"Nasser M. Abbasi" schrieb: > > Lets say there are 14,000 integrals which are passed. > > Then for each one of these integrals, I divide its leaf size by the > leaf size of the optimal result for it. The reasume is new > list of 14,000 numbers (each is ratio). > > Then find the mean of this long list of numbers using the Mean > command. > > So I am doing the second method you mentioned above. Is this the > right way?
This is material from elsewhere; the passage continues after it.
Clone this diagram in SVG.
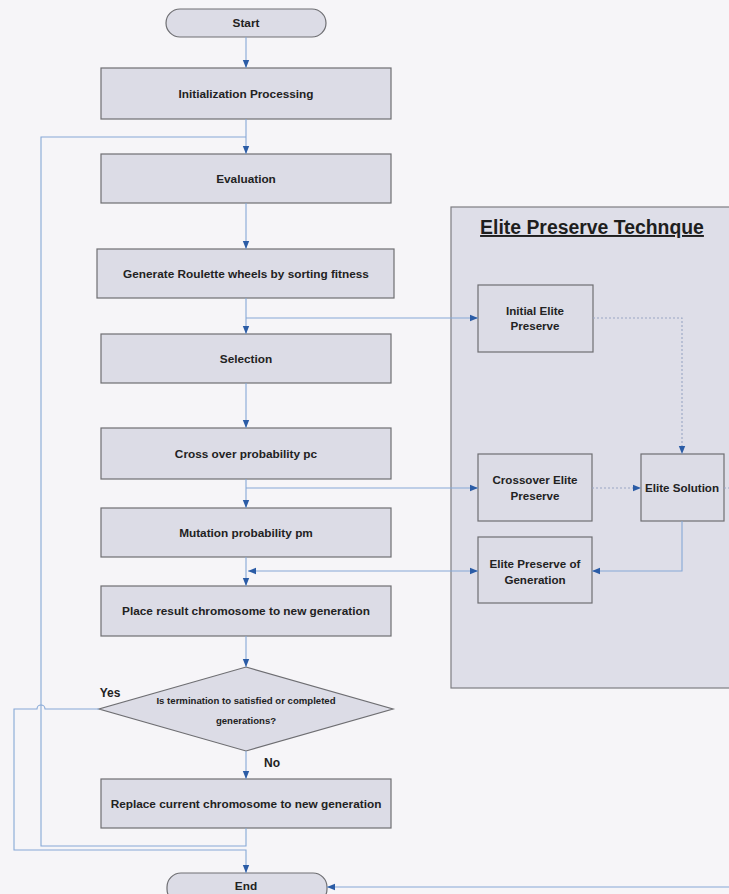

I am not a statistic person and only managed to get > B in my probability and statics course with lots of struggle. > > The code is this one line: > > meanNormalized = Mean[ allPassed[[All,3]] / allPassed[[All,4]] ]; > > The 3rd field is the leaf size of the result from CAS, and the 4th > field is the leaf size of the optimal from your input file. > > allPassed is the array which contains all the integrals which passed > from all the 200 test files. > > I can change it if it not the correct way. >
I think this is the correct way, but the column heading in your table should then read "mean normalized leaf size" and not "normalized mean leaf size" as quoted in your preceding post.
Compare my message of 11th June 2015 in the thread "fyi, rebuild CAS integration tests, Rubi 4.8, Maple 2015, Mathematica 10.1".
How about computing the "median normalized leaf size" too for comparison?
PS: By the way, that thread "fyi, rebuild CAS integration tests, Rubi 4.8, Maple 2015, Mathematica 10.1" of summer 2015 is a real gem towards the end.